Some parties might decide not to participate in, or comply with, the Superior Court of Justice either.  But at least the Superior Court has inherent jurisdiction to order monetary fines or even imprisonment for contempt of court, and the Superior Court has its own Sheriffs and can order the local police to assist in enforcement.  It would be a scary day if the CAT, as a wholly-online administrative Tribunal, had that same power.

In an urgent situation like in Singh, with a pair of dangerous American Pocket Bullies roaming freely on the condominium’s common elements, the weight and authority of the Ontario Superior Court of Justice – and the Court’s ability to task the Sheriff and Toronto Police Service to assist – was much needed.  If the condominium corporation was instead required to go through the CAT’s months-long process with 3 separate stages – and at least 2 CAT Notices of Case being sent to the tenants, typically around a week apart each, prior to the Stage 1 Negotiation even commencing (if the tenants decide to join the online CAT Case at all) – to enforce against the two dangerous dogs, then further personal injury might have resulted on the premises. 

Here, a child’s life might have been saved at 250 Manitoba Street because the CAT’s PVPS jurisdiction did not extend to these two dogs, due to the Section 117 carve-out.

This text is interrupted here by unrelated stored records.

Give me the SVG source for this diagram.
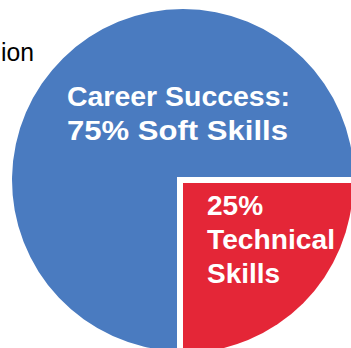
<svg xmlns="http://www.w3.org/2000/svg" width="351" height="348" viewBox="0 0 351 348">
<style>
.lbl{font-family:"Liberation Sans",Arial,sans-serif;font-weight:bold;font-size:28px;fill:#ffffff}
.cap{font-family:"Liberation Sans",Arial,sans-serif;font-size:25px;fill:#000000}
</style>
<rect width="351" height="348" fill="#ffffff"/>
<text class="cap" x="1" y="61" textLength="33" lengthAdjust="spacingAndGlyphs">ion</text>
<g id="soft">
<path d="M177,177 L177,351 A171,171 0 1 1 354,177 Z" fill="#4A7BC0"/>
<text class="lbl" x="67" y="106" textLength="223" lengthAdjust="spacingAndGlyphs">Career Success:</text>
<text class="lbl" x="67" y="140" textLength="221" lengthAdjust="spacingAndGlyphs">75% Soft Skills</text>
</g>
<g id="technical">
<path d="M183,183 L353,183 A170,170 0 0 1 183,353 Z" fill="#E42637"/>
<text class="lbl" x="207" y="215">25%</text>
<text class="lbl" x="207" y="249" textLength="128" lengthAdjust="spacingAndGlyphs">Technical</text>
<text class="lbl" x="207" y="283">Skills</text>
</g>
<g id="connectors"/>
</svg>
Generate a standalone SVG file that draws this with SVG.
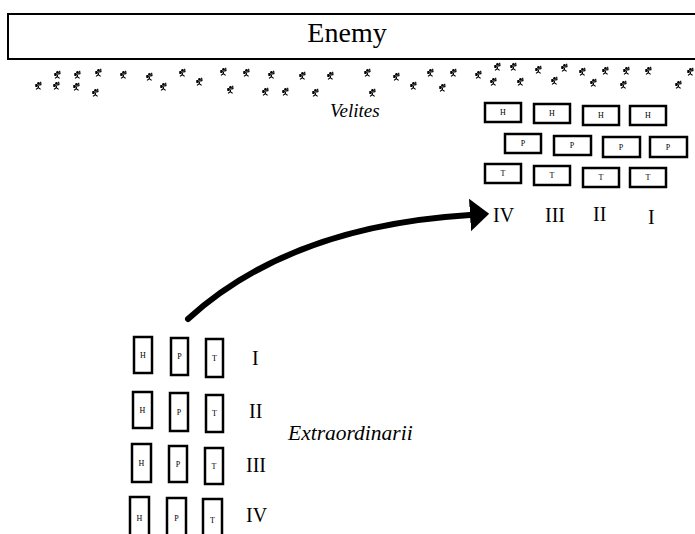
<svg xmlns="http://www.w3.org/2000/svg" xmlns:xlink="http://www.w3.org/1999/xlink" width="695" height="534" viewBox="0 0 695 534">
<style>
.box{fill:#fff;stroke:#000;stroke-width:2.5}
.bt{font-family:"Liberation Serif",serif;font-size:8px;text-anchor:middle;fill:#000}
.rn{font-family:"Liberation Serif",serif;font-size:20px;fill:#000}
.it{font-family:"Liberation Serif",serif;font-style:italic;fill:#000}
</style>
<defs>
<g id="v">
<circle cx="0.5" cy="-2.8" r="1.3" fill="#000"/>
<path d="M-2.2,-0.5 L3.2,-1.3 M0.5,-1.5 L0.3,1.6 L-2,3.4 M0.3,1.6 L2.6,3.4 M2.6,-4.3 L3,-1" stroke="#000" stroke-width="1.2" fill="none"/>
<path d="M-2.7,-2 L-0.6,-2 L-0.6,1 L-2.7,1 Z" fill="#000"/>
</g>
<marker id="ah" markerWidth="6" markerHeight="6" refX="0" refY="3" orient="auto" markerUnits="strokeWidth">
<path d="M0,0.3 L3.2,3 L0,5.7 Z" fill="#000"/>
</marker>
</defs>
<rect width="695" height="534" fill="#fff"/>
<g id="enemy">
<rect x="8" y="14" width="700" height="45" fill="#fff" stroke="#000" stroke-width="2"/>
<text x="347" y="42" font-family="Liberation Serif,serif" font-size="28" text-anchor="middle">Enemy</text>
</g>
<g id="velites">
<use xlink:href="#v" x="57" y="75"/><use xlink:href="#v" x="77" y="75"/><use xlink:href="#v" x="98" y="73"/><use xlink:href="#v" x="123" y="75"/><use xlink:href="#v" x="149" y="77"/><use xlink:href="#v" x="182" y="73"/><use xlink:href="#v" x="223" y="72"/><use xlink:href="#v" x="246" y="73"/><use xlink:href="#v" x="271" y="75"/><use xlink:href="#v" x="302" y="76"/><use xlink:href="#v" x="330" y="76"/>
<use xlink:href="#v" x="38" y="86"/><use xlink:href="#v" x="56" y="86"/><use xlink:href="#v" x="76" y="87"/><use xlink:href="#v" x="95" y="93"/><use xlink:href="#v" x="163" y="87"/><use xlink:href="#v" x="199" y="82"/><use xlink:href="#v" x="230" y="90"/><use xlink:href="#v" x="265" y="92"/><use xlink:href="#v" x="285" y="92"/><use xlink:href="#v" x="315" y="93"/>
<use xlink:href="#v" x="367" y="73"/><use xlink:href="#v" x="396" y="77"/><use xlink:href="#v" x="413" y="86"/><use xlink:href="#v" x="430" y="73"/><use xlink:href="#v" x="453" y="73"/><use xlink:href="#v" x="478" y="75"/><use xlink:href="#v" x="497" y="67"/><use xlink:href="#v" x="513" y="67"/><use xlink:href="#v" x="493" y="82"/><use xlink:href="#v" x="520" y="82"/><use xlink:href="#v" x="538" y="70"/><use xlink:href="#v" x="554" y="81"/><use xlink:href="#v" x="564" y="68"/><use xlink:href="#v" x="582" y="72"/><use xlink:href="#v" x="593" y="83"/><use xlink:href="#v" x="605" y="71"/><use xlink:href="#v" x="626" y="71"/><use xlink:href="#v" x="623" y="85"/><use xlink:href="#v" x="648" y="71"/><use xlink:href="#v" x="678" y="85"/><use xlink:href="#v" x="690" y="72"/><use xlink:href="#v" x="372" y="93"/><use xlink:href="#v" x="442" y="88"/>
<text class="it" x="330" y="117" font-size="19">Velites</text>
</g>
<g id="legion-right">
<rect class="box" x="485" y="103" width="36" height="19"/><text class="bt" x="503" y="115">H</text>
<rect class="box" x="534" y="104" width="36" height="19"/><text class="bt" x="552" y="116">H</text>
<rect class="box" x="583" y="106" width="36" height="19"/><text class="bt" x="601" y="118">H</text>
<rect class="box" x="630" y="106" width="36" height="19"/><text class="bt" x="648" y="118">H</text>
<rect class="box" x="505" y="134" width="36" height="19"/><text class="bt" x="523" y="146">P</text>
<rect class="box" x="554" y="136" width="37" height="19"/><text class="bt" x="572" y="148">P</text>
<rect class="box" x="603" y="137" width="37" height="20"/><text class="bt" x="621" y="150">P</text>
<rect class="box" x="650" y="137" width="37" height="20"/><text class="bt" x="668" y="150">P</text>
<rect class="box" x="485" y="164" width="36" height="19"/><text class="bt" x="503" y="176">T</text>
<rect class="box" x="534" y="166" width="36" height="19"/><text class="bt" x="552" y="178">T</text>
<rect class="box" x="583" y="168" width="36" height="19"/><text class="bt" x="601" y="180">T</text>
<rect class="box" x="630" y="168" width="36" height="19"/><text class="bt" x="648" y="180">T</text>
<text class="rn" x="493" y="222">IV</text>
<text class="rn" x="545" y="222">III</text>
<text class="rn" x="593" y="221">II</text>
<text class="rn" x="648" y="224">I</text>
</g>
<g id="extraordinarii">
<rect class="box" x="134" y="337" width="18" height="36"/><text class="bt" x="143" y="358">H</text>
<rect class="box" x="171" y="338" width="17" height="37"/><text class="bt" x="179.5" y="359">P</text>
<rect class="box" x="206" y="339" width="17" height="38"/><text class="bt" x="214.5" y="361">T</text>
<text class="rn" x="252" y="365">I</text>
<rect class="box" x="133" y="392" width="19" height="36"/><text class="bt" x="142.5" y="413">H</text>
<rect class="box" x="170" y="393" width="18" height="38"/><text class="bt" x="179" y="415">P</text>
<rect class="box" x="206" y="395" width="17" height="37"/><text class="bt" x="214.5" y="416">T</text>
<text class="rn" x="249" y="418">II</text>
<rect class="box" x="132" y="444" width="19" height="38"/><text class="bt" x="141.5" y="466">H</text>
<rect class="box" x="169" y="446" width="18" height="36"/><text class="bt" x="178" y="467">P</text>
<rect class="box" x="205" y="448" width="18" height="36"/><text class="bt" x="214" y="469">T</text>
<text class="rn" x="246" y="472">III</text>
<rect class="box" x="130" y="497" width="19" height="40"/><text class="bt" x="139.5" y="521">H</text>
<rect class="box" x="167" y="498" width="19" height="40"/><text class="bt" x="176.5" y="521">P</text>
<rect class="box" x="203" y="499" width="19" height="40"/><text class="bt" x="212.5" y="523">T</text>
<text class="rn" x="246" y="522">IV</text>
<text class="it" x="288" y="440" font-size="21.5">Extraordinarii</text>
</g>
<g id="connectors">
<path d="M188,319 Q290,226 470,215" fill="none" stroke="#000" stroke-width="6" stroke-linecap="round" marker-end="url(#ah)"/>
</g>
</svg>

[1] Section 1(3) of O. Reg. 179/17 (the “CAT Regulation”) made under the Condominium Act, 1998.

[2] Watson at para. 35.

[3] The Court acknowledged that witnesses in the case had referred to the 2 dogs as “pit bulls”, but the Court decided to “refer to them by their breed as there is uncertainty and potentially prejudicial connotation associated with the inexact term “pit bull”.

[4] The PCOA’s new Section 135.2 of the Act (once proclaimed into force) makes it clear that the Superior Court’s order for the permanent removal of a person is not terminating the tenant’s tenancy, since Section 37(1) of the Residential Tenancies Act, 2006, S.O. 2006, c. 17 (the “RTA”) stipulates that a tenancy can only be terminated under the RTA.  However, from the practical perspective of the condominium corporation, a Superior Court order that requires the permanent removal of the resident from the premises achieves essentially the same effect on the ground.

All of the information contained in this article is of a general nature for informational purposes only and is not intended to represent the definitive opinion of the firm of Elia Associates on any particular matter. Although every effort is made to ensure that the information contained in this article is accurate and up-to-date, the reader should not act upon it without obtaining appropriate professional advice and assistance.